_What is asked_
Omit the pictures and output exactly the lines from the start of the entries through the line containing "3.35, 3.08, 3.157];".

-- Recorded data start --

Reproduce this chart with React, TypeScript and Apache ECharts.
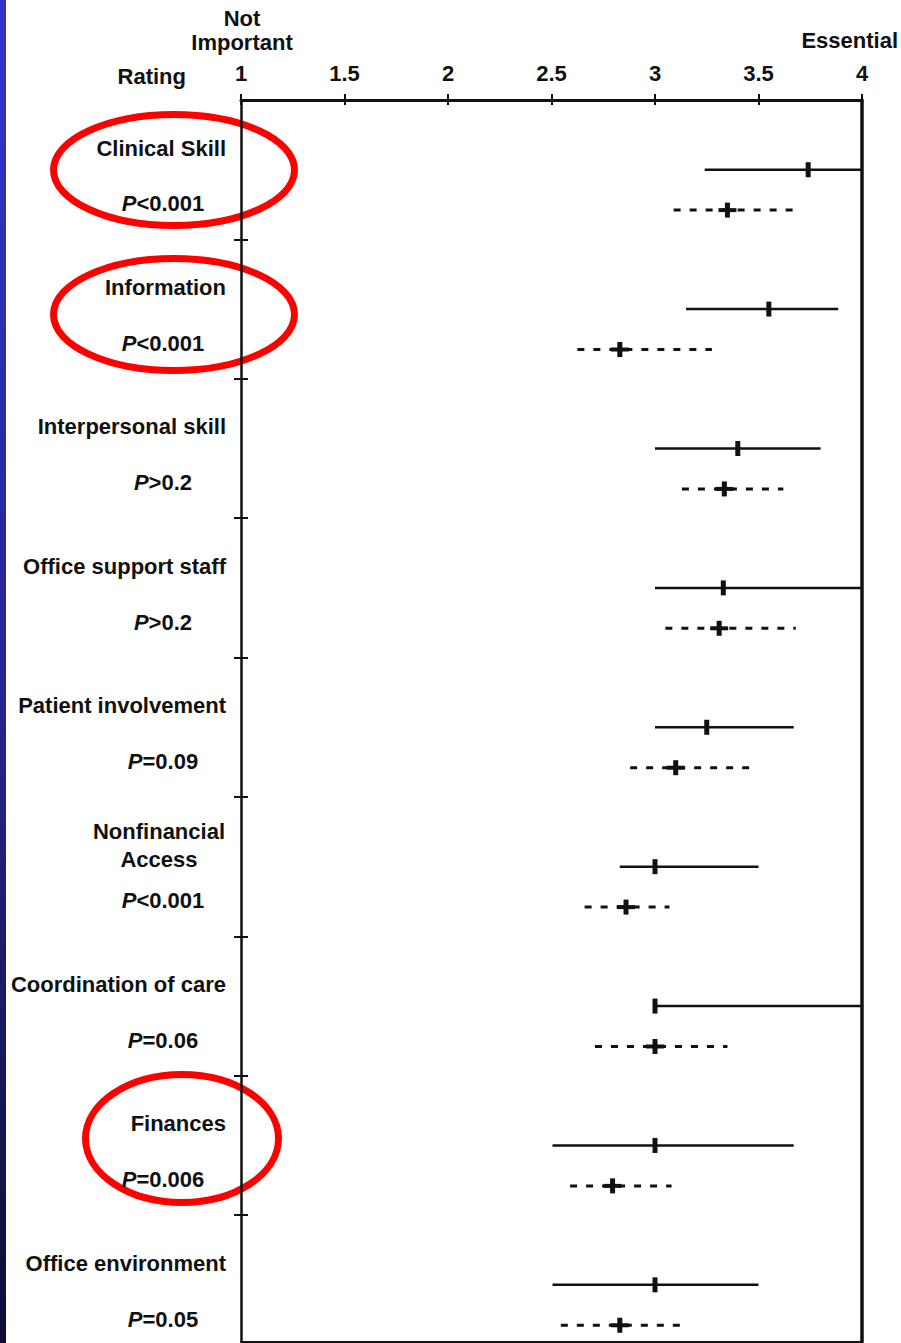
import React, { useEffect, useRef } from "react";
import * as echarts from "echarts";

// Practice factors, top to bottom
const factors = [
  "Clinical Skill",
  "Information",
  "Interpersonal skill",
  "Office support staff",
  "Patient involvement",
  "Nonfinancial\nAccess",
  "Coordination of care",
  "Finances",
  "Office environment",
];
const pValues = ["<0.001", "<0.001", ">0.2", ">0.2", "=0.09", "<0.001", "=0.06", "=0.006", "=0.05"];

// Solid group: lower end, mean, upper end of the rating range
const solidLow = [3.24, 3.15, 3.0, 3.0, 3.0, 2.83, 3.0, 2.505, 2.505];
const solidMean = [3.74, 3.55, 3.4, 3.33, 3.25, 3.0, 3.0, 3.0, 3.0];
const solidHigh = [4.0, 3.885, 3.8, 4.0, 3.67, 3.5, 4.0, 3.67, 3.5];

// Dashed group: lower end, mean, upper end of the rating range
const dashedLow = [3.09, 2.625, 3.13, 3.05, 2.88, 2.66, 2.71, 2.59, 2.545];
const dashedMean = [3.35, 2.83, 3.335, 3.31, 3.1, 2.86, 3.0, 2.795, 2.83];
const dashedHigh = [3.69, 3.275, 3.62, 3.68, 3.46, 3.07, 3.35, 3.08, 3.157];

// Rating scale
const ratingTicks = [1, 1.5, 2, 2.5, 3, 3.5, 4];
const ratingTickLabels = ["1", "1.5", "2", "2.5", "3", "3.5", "4"];
const scaleLowLabel = "Not\nImportant";
const scaleHighLabel = "Essential";
const scaleTitle = "Rating";

const FONT = "'Liberation Sans', Arial, Helvetica, sans-serif";
const INK = "#111111";
const ROWS_VISIBLE = 8.91;

export default function App() {
  const ref = useRef<HTMLDivElement>(null);

  useEffect(() => {
    if (!ref.current) return;
    const chart = echarts.init(ref.current, undefined, { renderer: "svg" });

    const rowBounds = factors.map((_, i) => i).slice(1);
    const solidData = factors.map((_, i) => [i, solidLow[i], solidMean[i], solidHigh[i]]);
    const dashedData = factors.map((_, i) => [i, dashedLow[i], dashedMean[i], dashedHigh[i]]);
    const labelData = factors.map((_, i) => [ratingTicks[0], i]);

    // One range line per item with its mean marker
    const rangeRenderer = (offset: number, dashed: boolean) => (params: any, api: any) => {
      const row = api.value(0);
      const lo = api.coord([api.value(1), row + offset]);
      const mid = api.coord([api.value(2), row + offset]);
      const hi = api.coord([api.value(3), row + offset]);
      const children: any[] = [
        {
          type: "line",
          shape: { x1: lo[0], y1: lo[1], x2: hi[0], y2: hi[1] },
          style: {
            stroke: INK,
            lineWidth: dashed ? 3 : 2.5,
            lineDash: dashed ? [7, 9] : null,
          },
        },
        {
          type: "rect",
          shape: { x: mid[0] - 2.5, y: mid[1] - 7.5, width: 5, height: 15 },
          style: { fill: INK },
        },
      ];
      if (dashed) {
        children.push({
          type: "rect",
          shape: { x: mid[0] - 9, y: mid[1] - 2, width: 18, height: 4 },
          style: { fill: INK },
        });
      }
      return { type: "group", children };
    };

    const textBase = {
      fontFamily: FONT,
      fontWeight: "bold",
      fontSize: 22,
      fill: INK,
    };

    // Factor name and P value to the left of the rating axis
    const labelRenderer = (params: any, api: any) => {
      const row = api.value(1);
      const name = factors[params.dataIndex];
      const p = pValues[params.dataIndex];
      const nameAt = api.coord([api.value(0), row + 0.345]);
      const pAt = api.coord([api.value(0), row + 0.745]);
      const multi = name.indexOf("\n") >= 0;
      return {
        type: "group",
        children: [
          {
            type: "text",
            style: {
              ...textBase,
              text: name,
              x: multi ? nameAt[0] - 82 : nameAt[0] - 15,
              y: nameAt[1],
              align: multi ? "center" : "right",
              verticalAlign: "middle",
              lineHeight: 28,
            },
          },
          {
            type: "text",
            style: {
              ...textBase,
              text: `{i|P}{n|${p}}`,
              x: pAt[0] - 78,
              y: pAt[1],
              align: "center",
              verticalAlign: "middle",
              rich: {
                i: { fontFamily: FONT, fontWeight: "bold", fontStyle: "italic", fontSize: 22, fill: INK, color: INK },
                n: { fontFamily: FONT, fontWeight: "bold", fontSize: 22, fill: INK, color: INK },
              },
            },
          },
        ],
      };
    };

    const ratingAxisBase = {
      type: "value",
      min: ratingTicks[0],
      max: ratingTicks[ratingTicks.length - 1],
      interval: ratingTicks[1] - ratingTicks[0],
      splitLine: { show: false },
      z: 10,
    };
    const rowAxisBase = {
      type: "value",
      inverse: true,
      min: 0,
      max: ROWS_VISIBLE,
      splitLine: { show: false },
      axisLabel: { show: false },
      z: 10,
    };

    chart.setOption({
      animation: false,
      backgroundColor: "#ffffff",
      grid: { left: 241, right: 39, top: 100, bottom: 1, containLabel: false },
      xAxis: [
        {
          ...ratingAxisBase,
          position: "top",
          axisLine: { show: true, onZero: false, lineStyle: { color: INK, width: 3 } },
          axisTick: { show: true, inside: false, length: 6, lineStyle: { color: INK, width: 2 } },
          axisLabel: {
            show: true,
            margin: 16,
            color: INK,
            fontFamily: FONT,
            fontWeight: "bold",
            fontSize: 22,
            formatter: (v: number) => ratingTickLabels[ratingTicks.indexOf(v)] ?? String(v),
          },
        },
        {
          ...ratingAxisBase,
          position: "top",
          axisLine: { show: false, onZero: false },
          axisTick: { show: true, inside: true, length: 5, lineStyle: { color: INK, width: 2 } },
          axisLabel: { show: false },
        },
        {
          ...ratingAxisBase,
          position: "bottom",
          axisLine: { show: true, onZero: false, lineStyle: { color: INK, width: 2 } },
          axisTick: { show: false },
          axisLabel: { show: false },
        },
      ],
      yAxis: [
        {
          ...rowAxisBase,
          position: "left",
          axisLine: { show: true, onZero: false, lineStyle: { color: INK, width: 2.5 } },
          axisTick: { show: true, inside: false, length: 7, customValues: rowBounds, lineStyle: { color: INK, width: 2 } },
        },
        {
          ...rowAxisBase,
          position: "left",
          axisLine: { show: false, onZero: false },
          axisTick: { show: true, inside: true, length: 7, customValues: rowBounds, lineStyle: { color: INK, width: 2 } },
        },
        {
          ...rowAxisBase,
          position: "right",
          axisLine: { show: true, onZero: false, lineStyle: { color: INK, width: 3.5 } },
          axisTick: { show: false },
        },
      ],
      series: [
        {
          type: "custom",
          name: "solid",
          xAxisIndex: 0,
          yAxisIndex: 0,
          encode: { x: [1, 2, 3], y: 0 },
          data: solidData,
          renderItem: rangeRenderer(0.5, false),
          clip: false,
          z: 10,
        },
        {
          type: "custom",
          name: "dashed",
          xAxisIndex: 0,
          yAxisIndex: 0,
          encode: { x: [1, 2, 3], y: 0 },
          data: dashedData,
          renderItem: rangeRenderer(0.79, true),
          clip: false,
          z: 10,
        },
        {
          type: "custom",
          name: "labels",
          xAxisIndex: 0,
          yAxisIndex: 0,
          encode: { x: 0, y: 1 },
          data: labelData,
          renderItem: labelRenderer,
          clip: false,
          z: 12,
        },
      ],
      graphic: [
        {
          type: "rect",
          shape: { x: 0, y: 0, width: 6, height: 1343 },
          style: {
            fill: new echarts.graphic.LinearGradient(0, 0, 0, 1, [
              { offset: 0, color: "#3434c8" },
              { offset: 0.5, color: "#262690" },
              { offset: 1, color: "#0d0d38" },
            ]),
          },
          z: 0,
        },
        {
          type: "text",
          style: { ...textBase, text: scaleLowLabel, x: 242, y: 30, align: "center", verticalAlign: "middle", lineHeight: 24 },
          z: 5,
        },
        {
          type: "text",
          style: { ...textBase, text: scaleHighLabel, x: 898, y: 40, align: "right", verticalAlign: "middle" },
          z: 5,
        },
        {
          type: "text",
          style: { ...textBase, text: scaleTitle, x: 186, y: 76, align: "right", verticalAlign: "middle" },
          z: 5,
        },
        {
          type: "ellipse",
          shape: { cx: 174, cy: 170, rx: 120.5, ry: 55.5 },
          style: { fill: "none", stroke: "#ff0000", lineWidth: 7 },
          z: 1,
        },
        {
          type: "ellipse",
          shape: { cx: 174, cy: 314.5, rx: 120.5, ry: 56 },
          style: { fill: "none", stroke: "#ff0000", lineWidth: 7 },
          z: 1,
        },
        {
          type: "ellipse",
          shape: { cx: 182, cy: 1138.5, rx: 96.5, ry: 64 },
          style: { fill: "none", stroke: "#ff0000", lineWidth: 7 },
          z: 1,
        },
      ],
    });

    return () => chart.dispose();
  }, []);

  return (
    <div
      ref={ref}
      style={{ position: "absolute", left: 0, top: 0, width: 901, height: 1343, background: "#ffffff" }}
    />
  );
}
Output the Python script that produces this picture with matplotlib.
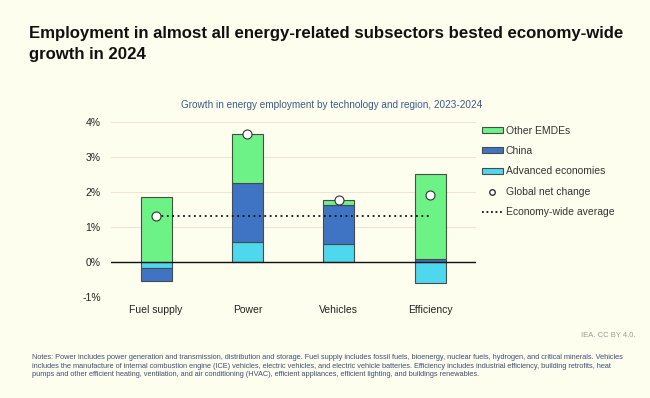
import matplotlib.pyplot as plt
import numpy as np
from matplotlib.patches import Patch
from matplotlib.lines import Line2D

plt.rcParams['font.family'] = ['Liberation Sans', 'DejaVu Sans']

# data (percent growth 2023-2024)
sectors = ['Fuel supply', 'Power', 'Vehicles', 'Efficiency']
advanced = [-0.17, 0.56, 0.52, -0.61]
china = [-0.37, 1.69, 1.10, 0.09]
other_emdes = [1.87, 1.40, 0.15, 2.44]
net_change = [1.32, 3.65, 1.77, 1.92]
economy_avg = 1.31

bg = '#FEFEEF'
c_other = '#6CF285'
c_china = '#3F74C4'
c_adv = '#4DD8EE'
edge = '#4A4A4A'

fig = plt.figure(figsize=(6.5, 3.98), dpi=100, facecolor=bg)
ax = fig.add_axes([0.170, 0.254, 0.562, 0.439])
ax.set_facecolor(bg)

x = np.arange(len(sectors))
w = 0.34

# stack positives up from zero and negatives down from zero
pos_base = np.zeros(len(x))
neg_base = np.zeros(len(x))
for vals, col in [(advanced, c_adv), (china, c_china), (other_emdes, c_other)]:
    vals = np.array(vals)
    bottoms = np.where(vals >= 0, pos_base, neg_base)
    ax.bar(x, vals, w, bottom=bottoms, color=col, edgecolor=edge, linewidth=0.8, zorder=3)
    pos_base = pos_base + np.where(vals >= 0, vals, 0)
    neg_base = neg_base + np.where(vals < 0, vals, 0)

ax.plot([x[0], x[-1]], [economy_avg, economy_avg], color='#111111', linestyle=(0, (1, 2)), linewidth=1.3, zorder=4)
ax.scatter(x, net_change, s=42, facecolor='white', edgecolor='#333333', linewidth=0.8, zorder=5)

ax.axhline(0, color='#111111', linewidth=1.0, zorder=4)
ax.set_xlim(-0.5, 3.5)
ax.set_ylim(-1, 4)
ax.set_yticks([-1, 0, 1, 2, 3, 4])
ax.set_yticklabels(['-1%', '0%', '1%', '2%', '3%', '4%'])
ax.set_xticks(x)
ax.set_xticklabels(sectors)
ax.grid(axis='y', color='#EFE3D3', linewidth=0.8, zorder=0)
ax.tick_params(length=0, labelsize=7.5, colors='#222222')
ax.tick_params(axis='x', pad=6)
ax.tick_params(axis='y', pad=7)
for s in ax.spines.values():
    s.set_visible(False)

handles = [
    Patch(facecolor=c_other, edgecolor=edge, linewidth=0.8, label='Other EMDEs'),
    Patch(facecolor=c_china, edgecolor=edge, linewidth=0.8, label='China'),
    Patch(facecolor=c_adv, edgecolor=edge, linewidth=0.8, label='Advanced economies'),
    Line2D([], [], marker='o', linestyle='none', markerfacecolor='white', markeredgecolor='#333333',
           markersize=4, label='Global net change'),
    Line2D([], [], color='#111111', linestyle=(0, (1, 1.5)), linewidth=1.3, label='Economy-wide average'),
]
fig.legend(handles=handles, loc='upper left', bbox_to_anchor=(0.727, 0.708), frameon=False,
           fontsize=7.5, handlelength=2.0, handleheight=0.5, handletextpad=0.3, labelspacing=1.0,
           labelcolor='#333333')

fig.text(0.045, 0.935, 'Employment in almost all energy-related subsectors bested economy-wide\ngrowth in 2024',
         fontsize=12.1, fontweight='bold', color='#111111', va='top', linespacing=1.5)
fig.text(0.51, 0.735, 'Growth in energy employment by technology and region, 2023-2024',
         fontsize=7.2, color='#3C5A8C', ha='center', va='center')
fig.text(0.977, 0.158, 'IEA. CC BY 4.0.', fontsize=5.5, color='#A09A90', ha='right', va='center')
notes = ('Notes: Power includes power generation and transmission, distribution and storage. Fuel supply includes fossil fuels, bioenergy, nuclear fuels, hydrogen, and critical minerals. Vehicles\n'
         'includes the manufacture of internal combustion engine (ICE) vehicles, electric vehicles, and electric vehicle batteries. Efficiency includes industrial efficiency, building retrofits, heat\n'
         'pumps and other efficient heating, ventilation, and air conditioning (HVAC), efficient appliances, efficient lighting, and buildings renewables.')
fig.text(0.049, 0.110, notes, fontsize=5.3, color='#3C4E78', ha='left', va='top', linespacing=1.3)

fig.savefig('out.png', dpi=100, facecolor=bg)
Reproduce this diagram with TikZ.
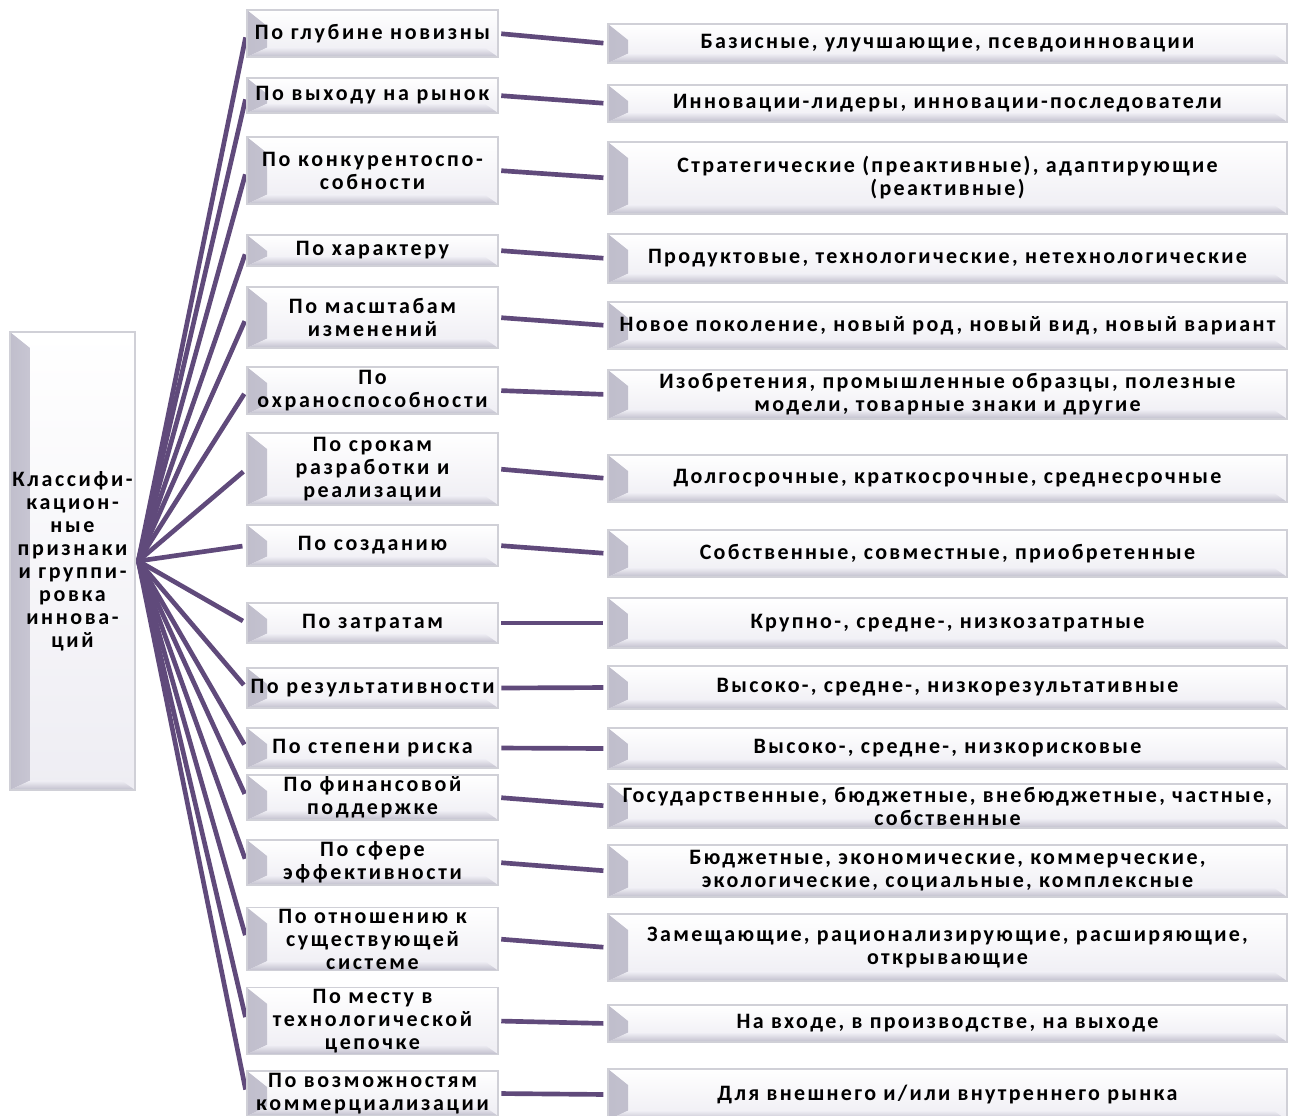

-- Recorded data end --

_Response to this task_
Reproduce this chart with React, TypeScript and Apache ECharts.
import React, { useEffect, useRef } from "react";
import * as echarts from "echarts";

// Practice factors, top to bottom
const factors = [
  "Clinical Skill",
  "Information",
  "Interpersonal skill",
  "Office support staff",
  "Patient involvement",
  "Nonfinancial\nAccess",
  "Coordination of care",
  "Finances",
  "Office environment",
];
const pValues = ["<0.001", "<0.001", ">0.2", ">0.2", "=0.09", "<0.001", "=0.06", "=0.006", "=0.05"];

// Solid group: lower end, mean, upper end of the rating range
const solidLow = [3.24, 3.15, 3.0, 3.0, 3.0, 2.83, 3.0, 2.505, 2.505];
const solidMean = [3.74, 3.55, 3.4, 3.33, 3.25, 3.0, 3.0, 3.0, 3.0];
const solidHigh = [4.0, 3.885, 3.8, 4.0, 3.67, 3.5, 4.0, 3.67, 3.5];

// Dashed group: lower end, mean, upper end of the rating range
const dashedLow = [3.09, 2.625, 3.13, 3.05, 2.88, 2.66, 2.71, 2.59, 2.545];
const dashedMean = [3.35, 2.83, 3.335, 3.31, 3.1, 2.86, 3.0, 2.795, 2.83];
const dashedHigh = [3.69, 3.275, 3.62, 3.68, 3.46, 3.07, 3.35, 3.08, 3.157];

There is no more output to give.